{Read in 7 minutes} People die owning all sorts of assets. There are many people who own real property, retirement accounts, works of art, or cash in bank accounts. However, there is one thing in common that all people own, and that is stuff.
When I’m talking about stuff here, I’m not talking about cash and cash equivalents; I am talking about their tangible, personal property, which might include anything from a very valuable piece of jewelry to the half-empty carton of milk that was in the fridge when they died (obviously you can see there is quite a range of values here). Is this something that people typically dispose of in their Wills or do they dispose of it in some other manner? Let’s explore.
First, it’s important to know that some of these items may already belong to somebody else as a matter of law. A person’s surviving spouse has rights to many articles of tangible personal property up to a certain value, including things like furniture, electronic equipment, family photos, and even the car. This is something that can rest in the surviving spouse, or if there is no surviving spouse, in the children of the deceased who are under 21 years of age. Assuming neither case applies, how do people dispose of things in their Will? Generally, there are two choices:
– Make an itemized list of each and every item they wish to leave. For example: “I give the following three pieces of jewelry to my nephew and I leave all of my art to my niece,” etc.
– Choose to give it all in one fell swoop to someone — and let them figure out how to distribute it afterwards.
When making these decisions, there are three things that a client should consider:
– The advantage of articulating it in the Will is that it is legally binding, and each of the beneficiaries has an absolute right to the item if it exists upon the person’s death. However, that’s a double-edged sword. If I write a Will leaving my piano to my best friend, and then change my mind and want to leave my piano to my sister, I need to sign a new Will. I cannot simply cross out the request or change the name. For a Court to enforce any change, I must execute it with the same formality as I did the original Will.
Generally, I tell clients to put only the important stuff that they do not think they will ever change in the Will: the ring that they inherited from their grandmother that goes to their eldest daughter, grandfather’s gold watch that must go to a specific member of the family, etc.
– For the bulk of the tangibles, it’s okay to leave it all to one person.

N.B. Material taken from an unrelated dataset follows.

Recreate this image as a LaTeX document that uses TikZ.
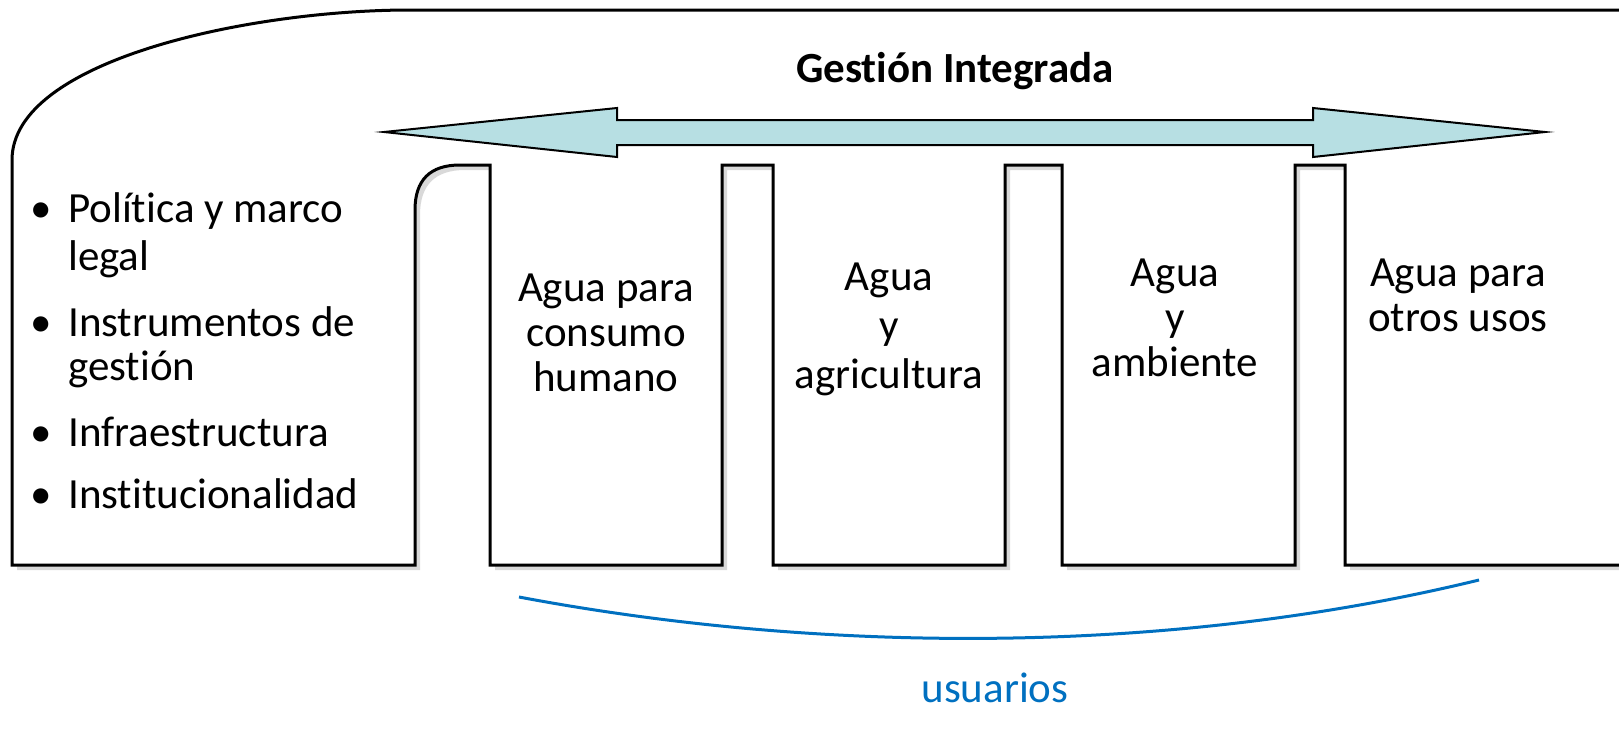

For example, I have a bunch of stuff in my apartment — so do you. I do not walk around every day with an itemized inventory of all these things, which change on a daily basis. Most of my stuff are things that I think nobody will want. However, there may be items that have monetary value (such as jewelry, electronics, or higher-quality furniture) or sentimental value (like photographs, cards or letters, or things I created with my own hands).
Rather than giving it all away in the Will knowing that it’s going to be difficult to change my mind as described above, I may choose to leave it all to my Executor. Why? Because they can then take these items and distribute them as they see fit. For example, they may invite various friends and family members in to find out what they would like, and if there is a dispute over an item, they can resolve it, making an independent decision as to whom it belongs. The Executor will also have the discretion to throw out things that have absolutely no value and donate things that can be reused.
(Note: It is always important that if I’m leaving these items to my Executor, I do so in their individual capacity instead of their fiduciary capacity.
Let’s say that I decide to name my best friend as the Executor. I should not say that I am leaving these items to “My friend in his capacity as the Executor…” I would say something like, “I leave these to my best friend, …” and put his name in there, followed by the word “Individually.” Why? Because when he is wearing his Executor hat, he has a duty of impartiality when it comes to distributing these items, a dispute of which may wind up in an accounting proceeding before the Surrogate’s Court. However, if he is an individual beneficiary, he is not receiving these items with his beneficiary hat on. They are his to own and do whatever he wants with, and if anyone is asking for these items that now belong to him, they are asking him to give away his property, as opposed to the property of the estate.
– Lists are helpful and deadly at the same time. A lot of people love to write in their Wills;
“I leave everything to my Executor to be distributed in accordance with the list that I have made, telling him how to distribute these items.“
Bad idea. Why? Because 9 times out of 10, PEOPLE NEVER WRITE THE LIST!! They think that they will get around to it later, and they never do. Or maybe they do write it, and it gets lost. Or maybe they write it, but never bother to update it, and it refers to things that simply don’t exist when the client dies. If the Will specifically references a list, the Court is going to ask about it and want information.
Mentioning the list in the Will is dangerous. What’s the alternative? Write the list if you want, but give it to the friend who is inheriting the items. If the Will doesn’t reference it, all that the Will is concerned with is giving the property to the named beneficiary. What the named beneficiary does with it is his or her own business. If you do bother to write a list, it may change from time to time — you don’t want that coming under the purview of the court.